The ninth day of the Hebrew month of Av coincides this year with sundown on July 19th, recalls the collapse of ancient Judaism’ central religious institution — the Jerusalem Temple. The First Temple, built by King Solomon and destroyed by the Babylonians, was, according to the Talmud (Yoma 9b), destroyed because the Israelites practiced idolatry, rape/incest, and murder. The Second Temple, destroyed by Rome, was destroyed, according to the same source (Gittin 56a), because of casual hatred between people.
In each case, the rabbis taught, a religious institution failed because of the failing of those who worshipped there. In that approach lies an important lesson for all people who look to those outside their own religious community to understand why the institution they love may not be doing as well as they would like.
Rather that cast blame at the feet of others, the sages of the Talmud remind their followers that even for a relatively poor and powerless people, both the roots of past failures and the keys to future success, are usually found closer to home than the faithful often imagine. This is not about blaming the victim as much as it is about empowering the victim to take responsibility for their past and reminding them of their capacity to build a better future.
Whether a sufficient explanation or not, the rabbis’ approach is worthy of attention. Both of their answers point us toward what is essentially the same problem, one which is painfully present in virtually every religious community functioning today: the privileging of doctrine over people.
The sin cycle of idolatry/improper sex/murder, sometimes called Judaism’s ‘Big Three’, is defined by the three acts for which one must give up their life if asked to commit. In Jewish law, all other transgressions are insignificant compared to saving a life, but not these three. Why?
As in the events which lead to collapse number one, collapse number two was also a function of people putting themselves and their particular ideas ahead of any basic respect for the needs and feelings of others. In that sense, the Talmud’s two explanations for the destructions of the Temples are really one explanation framed two ways. How Talmudic!
Because in the case of the ‘Big Three’, the transgressor imagines that nothing in the world is more important than themselves and what they want to do – God is made small and people lose significance altogether.

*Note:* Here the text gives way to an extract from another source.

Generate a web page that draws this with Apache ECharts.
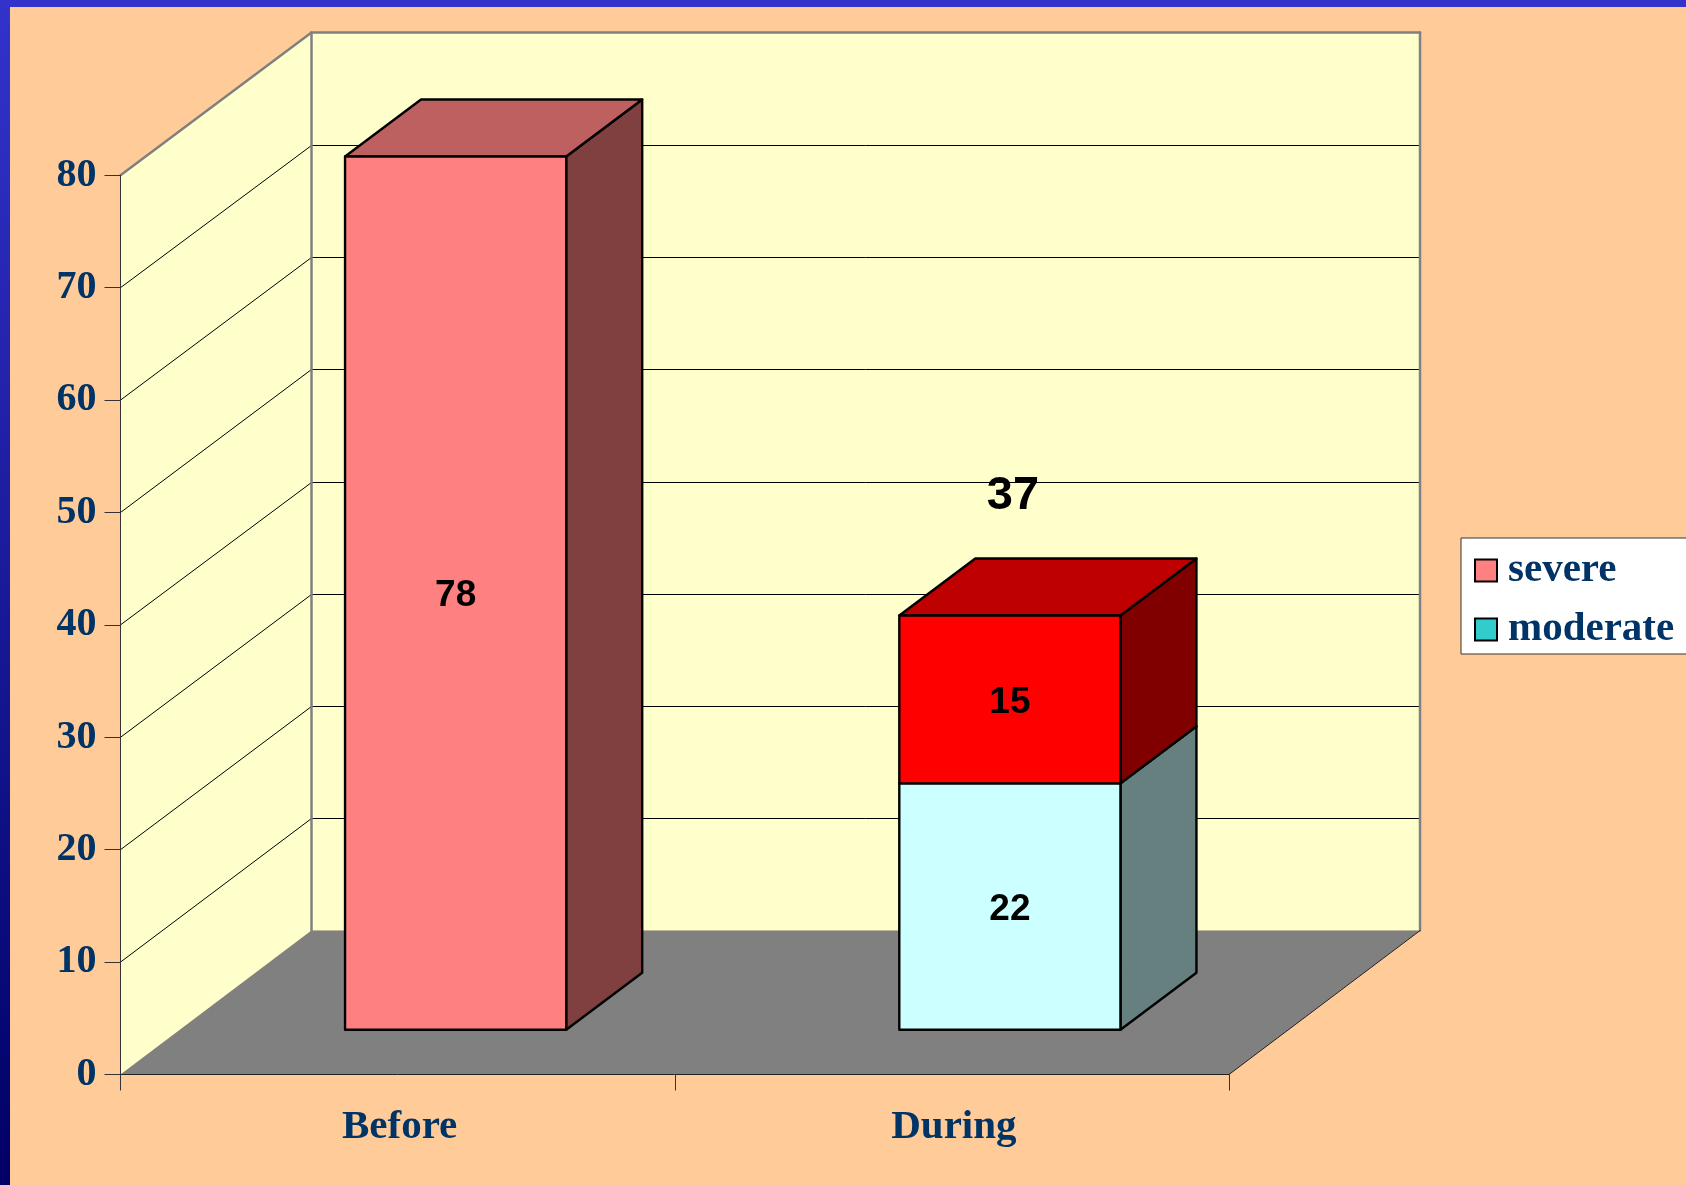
<!DOCTYPE html>
<html>
<head>
<meta charset="utf-8">
<style>html,body{margin:0;padding:0;background:#FFCC99}#c{width:1686px;height:1185px}</style>
<script src="https://cdn.jsdelivr.net/npm/echarts@6/dist/echarts.min.js"></script>
</head>
<body>
<div id="c"></div>
<script>
const categories = ['Before', 'During'];
const moderateValues = [0, 22];
const severeValues = [78, 15];
const totalLabels = [null, 37];
const yTicks = [10, 20, 30, 40, 50, 60, 70];
const legendNames = ['severe', 'moderate'];

const moderateFaces = ['#CCFFFF', '#CCFFFF'];
const severeFaces = ['#FF8080', '#FF0000'];

const WALL_DX = 191, WALL_DY = -143.9, WALL_SCALE = 0.9988;
const LIFT_DX = 58, LIFT_DY = -44.8;
const BAR_DX = 76, BAR_DY = -57;
const BAR_RATIO = 0.399;
const BAR_SCALE = 0.996;
const GRID_COLOR = '#000000', WALL_EDGE = '#808080';

function shade(hex, k) {
  const n = parseInt(hex.slice(1), 16);
  const c = [(n >> 16) & 255, (n >> 8) & 255, n & 255].map(v => Math.round(v * k));
  return 'rgb(' + c.join(',') + ')';
}
function poly(points, fill, stroke, width) {
  return { type: 'polygon', shape: { points }, style: { fill, stroke: stroke || null, lineWidth: width || 0, lineJoin: 'round' } };
}
function seg(a, b, stroke, width) {
  return { type: 'line', shape: { x1: a[0], y1: a[1], x2: b[0], y2: b[1] }, style: { stroke, lineWidth: width, lineCap: 'round' } };
}

function renderWalls(params, api) {
  const cs = params.coordSys;
  const x0 = cs.x, x1 = cs.x + cs.width;
  const y0 = api.coord([0, 0])[1], yTop = api.coord([0, 80])[1];
  const back = (x, y) => [x + WALL_DX, y0 + (y - y0) * WALL_SCALE + WALL_DY];
  const kids = [
    poly([[x0, y0], [x0, yTop], back(x0, yTop), back(x0, y0)], '#FFFFCC'),
    poly([back(x0, y0), back(x0, yTop), back(x1, yTop), back(x1, y0)], '#FFFFCC'),
    poly([[x0, y0], [x1, y0], back(x1, y0), back(x0, y0)], '#808080')
  ];
  yTicks.forEach(t => {
    const y = api.coord([0, t])[1];
    const b = back(x0, y);
    const by = Math.round(b[1]) + 0.5;
    kids.push(seg([x0, y], [b[0], by], GRID_COLOR, 1));
    kids.push(seg([b[0], by], [back(x1, y)[0], by], GRID_COLOR, 1));
  });
  kids.push(seg([x0, yTop], back(x0, yTop), WALL_EDGE, 2.5));
  kids.push(seg(back(x0, yTop), back(x1, yTop), WALL_EDGE, 2.5));
  kids.push(seg(back(x0, yTop), back(x0, y0), WALL_EDGE, 2.5));
  kids.push(seg(back(x1, yTop), back(x1, y0), WALL_EDGE, 2.5));
  kids.push(seg([x1, y0], back(x1, y0), '#222222', 1));
  return { type: 'group', children: kids };
}

function makeRender(faces) {
  return function (params, api) {
    const idx = api.value(0), base = api.value(1), val = api.value(2);
    if (!val) return null;
    const c = api.coord([idx, 0]);
    const yZero = c[1];
    const scaled = v => yZero + (api.coord([idx, v])[1] - yZero) * BAR_SCALE + LIFT_DY;
    const w = api.size([1, 0])[0] * BAR_RATIO;
    const l = c[0] + LIFT_DX - w / 2, r = l + w;
    const yb = scaled(base), yt = scaled(base + val);
    const face = faces[idx];
    const kids = [
      poly([[r, yb], [r + BAR_DX, yb + BAR_DY], [r + BAR_DX, yt + BAR_DY], [r, yt]], shade(face, 0.5), '#000', 2.4),
      poly([[l, yt], [r, yt], [r + BAR_DX, yt + BAR_DY], [l + BAR_DX, yt + BAR_DY]], shade(face, 0.75), '#000', 2.4),
      poly([[l, yb], [r, yb], [r, yt], [l, yt]], face, '#000', 2.4),
      { type: 'text', style: { text: String(val), x: (l + r) / 2, y: (yb + yt) / 2 + 3, align: 'center', verticalAlign: 'middle',
          fill: '#000', font: 'bold 37px "Liberation Sans", Arial, sans-serif' }, z2: 10 }
    ];
    const total = totalLabels[idx];
    if (total != null && base > 0) {
      kids.push({ type: 'text', style: { text: String(total), x: (l + r) / 2 + 3, y: yt - 119, align: 'center', verticalAlign: 'middle',
        fill: '#000', font: 'bold 47px "Liberation Sans", Arial, sans-serif' }, z2: 10 });
    }
    return { type: 'group', children: kids };
  };
}

const serif = '"Liberation Serif", "Times New Roman", serif';
const navy = '#003366';
const chart = echarts.init(document.getElementById('c'), null, { renderer: 'canvas' });
chart.setOption({
  backgroundColor: '#FFCC99',
  animation: false,
  grid: { left: 120.5, top: 175.3, width: 1108.5, height: 899.2, containLabel: false },
  legend: {
    data: legendNames, orient: 'vertical', left: 1461, top: 538,
    padding: [12, 14, 4, 13], itemWidth: 22, itemHeight: 22, itemGap: 18,
    backgroundColor: '#FFFFFF', borderColor: '#333333', borderWidth: 1, borderRadius: 0,
    icon: 'rect', selectedMode: false,
    itemStyle: { borderColor: '#000', borderWidth: 2 },
    textStyle: { fontFamily: serif, fontWeight: 'bold', fontSize: 41, color: navy, lineHeight: 24, padding: [0, 0, 0, 6] }
  },
  xAxis: {
    type: 'category', data: categories, boundaryGap: true, z: 5,
    axisLine: { show: true, lineStyle: { color: '#222', width: 1 } },
    axisTick: { show: true, length: 16, inside: false, alignWithLabel: false, lineStyle: { color: '#333', width: 1 } },
    axisLabel: { fontFamily: serif, fontWeight: 'bold', fontSize: 41, color: navy, margin: 32, padding: [0, 0, 0, 4] },
    splitLine: { show: false }
  },
  yAxis: {
    type: 'value', min: 0, max: 80, interval: 10, z: 5,
    axisLine: { show: true, lineStyle: { color: '#333', width: 1 } },
    axisTick: { show: true, length: 16, lineStyle: { color: '#333', width: 1 } },
    axisLabel: { fontFamily: serif, fontWeight: 'bold', fontSize: 40, color: navy, margin: 24, padding: [3, 0, 0, 0] },
    splitLine: { show: false }
  },
  graphic: [
    { type: 'rect', left: 0, top: 0, z: 100, shape: { width: 10, height: 1185 },
      style: { fill: new echarts.graphic.LinearGradient(0, 0, 0, 1, [{ offset: 0, color: '#3333CC' }, { offset: 1, color: '#000066' }]) } },
    { type: 'rect', left: 0, top: 0, z: 100, shape: { width: 1686, height: 7 }, style: { fill: '#3333CC' } }
  ],
  series: [
    { type: 'custom', name: 'walls', z: 1, silent: true, data: [[0]], encode: { x: 0 }, renderItem: renderWalls },
    { type: 'custom', name: 'moderate', z: 2, itemStyle: { color: '#33CCCC' },
      data: categories.map((_, i) => [i, 0, moderateValues[i]]), encode: { x: 0, y: [1, 2] }, renderItem: makeRender(moderateFaces) },
    { type: 'custom', name: 'severe', z: 3, itemStyle: { color: '#FF8080' },
      data: categories.map((_, i) => [i, moderateValues[i], severeValues[i]]), encode: { x: 0, y: [1, 2] }, renderItem: makeRender(severeFaces) }
  ]
});
</script>
</body>
</html>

According to the Sages, the First Temple collapsed because it was supported by people who had life backwards – they put themselves before others, with no limitations. The God which they worshipped was simply a reflection of themselves, never offering corrective exhortation or even an alternative view of reality, and this justified their doing to others whatever they felt like doing, including raping and murdering them. Any Temple which was central to that kind of culture should have collapsed.
When the temples in our life provide nothing but excuses for that which we already want to do, and when they fail to sensitize us to those beyond the temple’s walls, as was apparently the case in ancient Israel, the collapse of those temples is a reasonable, if tragic, result. And the same can be said for the loss of the Second Temple.
The Talmud teaches that casual hatred caused the collapse of the Second Temple and tells stories to illustrate what that means. The stories all boil down to the same issue – people, intoxicated with their own interpretation of events, are prepared to hurt and shame other human beings who happen not to share the same understanding of reality. I know that sounds, tragically, like an all-too-contemporary story.
Either way, what was true two millennia ago, remains true today: the integrity of our temples is guaranteed not by their walls, the armies that guard them, or the rituals performed within. The integrity of our temples is assured, if at all, by the way in which we treat both those who worship in them and also those who don’t.
When our temples, be they religious, political, cultural, or otherwise, serve people more than people serve them, then those temple deserve to survive. When it’s the other way around, not so much.